Collection: Julie Zahn
Bio
Painter and printmaker Julie Zahn was raised in Bethesda, Maryland. Her mother, artist Ann Zahn, operated a professional printmaking studio. After college, Julie spent several years in a countryside town in Japan painting landscapes and still-lifes. After returning to the States, she enrolled in the 4-year Certificate program at the Pennsylvania Academy of the Fine Arts. She was awarded a travel scholarship upon graduation and spent a year in Kyoto working with an antique screen restorer. Toward the end of her stay there, she discovered katazome or Japanese stencil dyeing, a paste-resist technique traditionally used for textiles. Attracted by its painterly quality, she adapted it to paper using acrylics and pigments with gojiru, a soybean binder, creating paintings with a printmaking element. She uses katazome, woodcut and painting to create her distinct, recognizable work. Her studio is in East Mt. Airy and she exhibits regularly in Philadelphia and Washington, DC.
Statement
I have been working to create a natural oasis on my urban property for many years.
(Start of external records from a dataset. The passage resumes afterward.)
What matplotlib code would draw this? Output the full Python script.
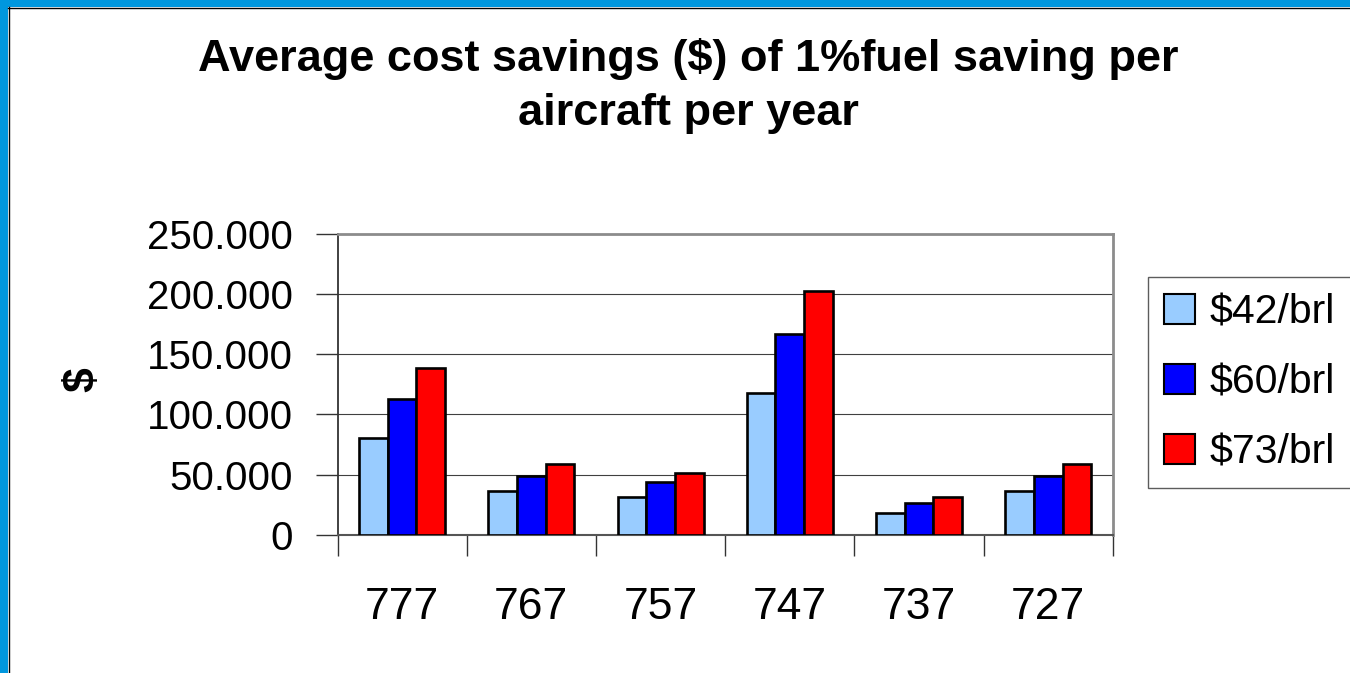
import numpy as np
import matplotlib.pyplot as plt
from matplotlib.patches import Rectangle

# данные: средняя экономия ($) при экономии топлива 1% на самолёт в год
aircraft = ['777', '767', '757', '747', '737', '727']
price_labels = ['$42/brl', '$60/brl', '$73/brl']
cost_42 = [80000, 36000, 31000, 118000, 18000, 36000]
cost_60 = [113000, 49000, 44000, 167000, 26000, 49000]
cost_73 = [139000, 59000, 51000, 203000, 31000, 59000]
y_ticks = [0, 50000, 100000, 150000, 200000, 250000]
y_tick_labels = ['0', '50.000', '100.000', '150.000', '200.000', '250.000']

colors = ['#99CCFF', '#0000FF', '#FF0000']

plt.rcParams['font.family'] = ['Liberation Sans', 'DejaVu Sans']

fig = plt.figure(figsize=(13.5, 6.73), dpi=100)
ax = fig.add_axes([0.25, 0.2055, 0.5744, 0.4468])

x = np.arange(len(aircraft))
w = 1 / 4.5  # как в Excel, зазор 150%
for i, vals in enumerate([cost_42, cost_60, cost_73]):
    ax.bar(x + (i - 1) * w, vals, width=w, color=colors[i], edgecolor='black',
           linewidth=1.9, label=price_labels[i], zorder=3)

ax.set_xlim(-0.5, len(aircraft) - 0.5)
ax.set_ylim(0, 250000)

ax.set_yticks(y_ticks)
ax.set_yticklabels(y_tick_labels, fontsize=29)
ax.tick_params(axis='y', direction='out', length=16, width=1, color='#333333', pad=16)
ax.yaxis.grid(True, color='#404040', linewidth=0.8, zorder=0)

# подписи по центрам, риски на границах категорий
ax.set_xticks(x)
ax.set_xticklabels(aircraft, fontsize=32)
ax.tick_params(axis='x', which='major', length=0, pad=38)
ax.set_xticks(np.arange(-0.5, len(aircraft)), minor=True)
ax.tick_params(axis='x', which='minor', direction='out', length=15, width=1, color='#333333')

ax.spines['top'].set_color('#8c8c8c')
ax.spines['right'].set_color('#8c8c8c')
ax.spines['top'].set_linewidth(2)
ax.spines['right'].set_linewidth(2)
ax.spines['left'].set_color('#333333')
ax.spines['left'].set_linewidth(1.3)
ax.spines['bottom'].set_color('#555555')
ax.spines['bottom'].set_linewidth(1.5)

fig.text(83 / 1350, 1 - 380 / 673, '$', rotation=90, fontsize=32, fontweight='bold',
         ha='center', va='center')

fig.text(688 / 1350, 1 - 38 / 673,
         'Average cost savings ($) of 1%fuel saving per\naircraft per year',
         ha='center', va='top', fontsize=32.5, fontweight='bold', linespacing=1.42)

leg = ax.legend(loc='upper left', bbox_to_anchor=(1148 / 1350, 1 - 277 / 673),
                bbox_transform=fig.transFigure, borderaxespad=0, fontsize=29.5,
                handlelength=0.75, handleheight=0.75, handletextpad=0.35,
                labelspacing=0.78, borderpad=0.4, frameon=True, fancybox=False)
leg.get_frame().set_edgecolor('#333333')
leg.get_frame().set_linewidth(1)
for h in leg.legend_handles:
    h.set_linewidth(1.5)

# синяя рамка слайда слева и сверху
fig.patches.append(Rectangle((0, 0), 8 / 1350, 1, transform=fig.transFigure,
                             facecolor='#0097DE', edgecolor='none'))
fig.patches.append(Rectangle((0, 1 - 7 / 673), 1, 7 / 673, transform=fig.transFigure,
                             facecolor='#0097DE', edgecolor='none'))
fig.add_artist(plt.Line2D([8.5 / 1350, 8.5 / 1350], [0, 1 - 7 / 673], color='black',
                          linewidth=1, transform=fig.transFigure))
fig.add_artist(plt.Line2D([8 / 1350, 1], [1 - 7.5 / 673, 1 - 7.5 / 673], color='black',
                          linewidth=1, transform=fig.transFigure))

fig.savefig('out.png', dpi=100)
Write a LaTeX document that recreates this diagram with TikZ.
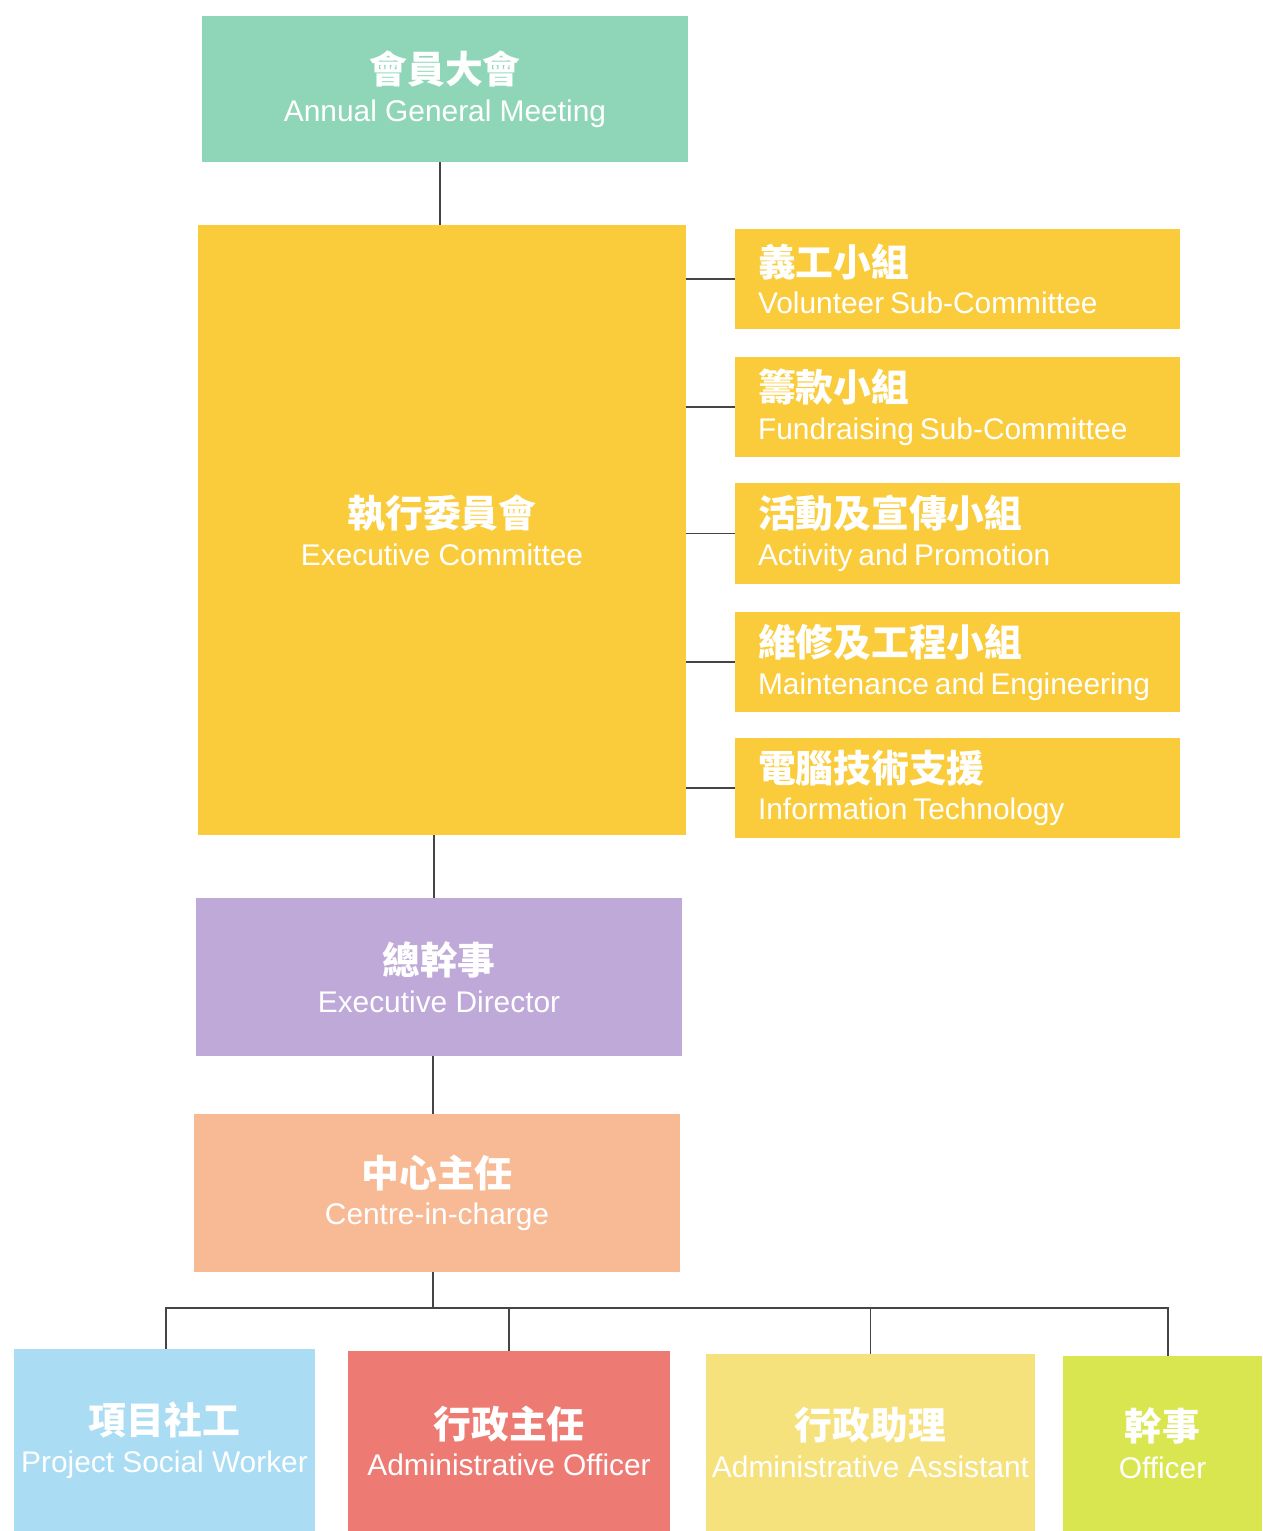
\documentclass[tikz,border=0pt]{standalone}
\usepackage{fontspec}
\setmainfont{Liberation Sans}
\newfontfamily\cjk{Noto Sans CJK TC}
\definecolor{agmc}{HTML}{8FD6B9}
\definecolor{execc}{HTML}{FACC3C}
\definecolor{edc}{HTML}{BFA9D9}
\definecolor{cicc}{HTML}{F8BA95}
\definecolor{bluec}{HTML}{AADCF3}
\definecolor{redc}{HTML}{EE7B73}
\definecolor{yelc}{HTML}{F6E27C}
\definecolor{grnc}{HTML}{DAE650}
\definecolor{linec}{HTML}{454545}
\newcommand{\zh}[1]{{\cjk\bfseries\fontsize{21.5}{25}\selectfont #1}}
\newcommand{\en}[1]{{\fontsize{17}{20}\selectfont #1}}
\newcommand{\tl}[2]{\zh{#1}\\[6pt]\en{#2}}
\tikzset{
  box/.style={rectangle, draw=none, text=white, align=center, inner sep=0pt},
  subbox/.style={box, fill=execc, minimum width=8.9cm, minimum height=2.02cm,
     text width=7.98cm, align=left, inner xsep=0.46cm},
  conn/.style={draw=linec, line width=1.1pt}
}
\begin{document}
\begin{tikzpicture}[x=0.02cm, y=-0.02cm]
\useasboundingbox (0,0) rectangle (1262,1531);
\fill[white] (0,0) rectangle (1262,1531);
% boxes
\node[box, fill=agmc, minimum width=9.72cm, minimum height=2.92cm] (agm) at (445,89) {\tl{會員大會}{Annual General Meeting}};
\node[box, fill=execc, minimum width=9.76cm, minimum height=12.2cm] (exec) at (442,530) {\tl{執行委員會}{Executive Committee}};
\node[subbox] (s1) at (957.5,279) {\tl{義工小組}{Volunteer Sub-Committee}};
\node[subbox] (s2) at (957.5,407) {\tl{籌款小組}{Fundraising Sub-Committee}};
\node[subbox] (s3) at (957.5,533.5) {\tl{活動及宣傳小組}{Activity and Promotion}};
\node[subbox] (s4) at (957.5,662) {\tl{維修及工程小組}{Maintenance and Engineering}};
\node[subbox] (s5) at (957.5,788) {\tl{電腦技術支援}{Information Technology}};
\node[box, fill=edc, minimum width=9.72cm, minimum height=3.16cm] (ed) at (439,977) {\tl{總幹事}{Executive Director}};
\node[box, fill=cicc, minimum width=9.72cm, minimum height=3.16cm] (cic) at (437,1193) {\tl{中心主任}{Centre-in-charge}};
\node[box, fill=bluec, minimum width=6.02cm, minimum height=3.64cm] (b1) at (164.5,1440) {\tl{項目社工}{Project Social Worker}};
\node[box, fill=redc, minimum width=6.44cm, minimum height=3.6cm] (b2) at (509,1441) {\tl{行政主任}{Administrative Officer}};
\node[box, fill=yelc, minimum width=6.58cm, minimum height=3.54cm] (b3) at (870.5,1442.5) {\tl{行政助理}{Administrative Assistant}};
\node[box, fill=grnc, minimum width=3.98cm, minimum height=3.5cm] (b4) at (1162.5,1443.5) {\tl{幹事}{Officer}};
% connectors
\coordinate (bus) at (433,1308);
\coordinate (d1) at (166,1308);
\coordinate (d4) at (1168,1308);
\draw[conn] (agm.south -| 440,0) -- (exec.north -| 440,0);
\foreach \s in {s1,s2,s3,s4,s5}{
  \draw[conn] (exec.east |- \s.west) -- (\s.west);
}
\draw[conn] (exec.south -| 434,0) -- (ed.north -| 434,0);
\draw[conn] (ed.south -| 433,0) -- (cic.north -| 433,0);
\draw[conn] (cic.south -| bus) -- (bus);
\draw[conn] (d1 |- b1.north) -- (d1) -- (d4) -- (d4 |- b4.north);
\draw[conn] (b2.north) -- (b2.north |- bus);
\draw[conn] (b3.north) -- (b3.north |- bus);
\end{tikzpicture}
\end{document}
My surroundings permeate my work and I use images from what I see or imagine might be there. I have also painted landscapes for many years. But the garden, which I walk through to get to my studio, is my most constant and immediate source of inspiration: the way the pathways meet the rocks, plants finding their way through the metal gates, the ever-changing light and weather, these impressions all feed my visual compositions. Birds entered my work unexpectedly a few years ago. I needed a wedding gift for my brother whose hobby is birdwatching. With their arresting poses, energy and antics, birds provided everything I want in my work: drama, design, beauty. They immediately became a favorite subject.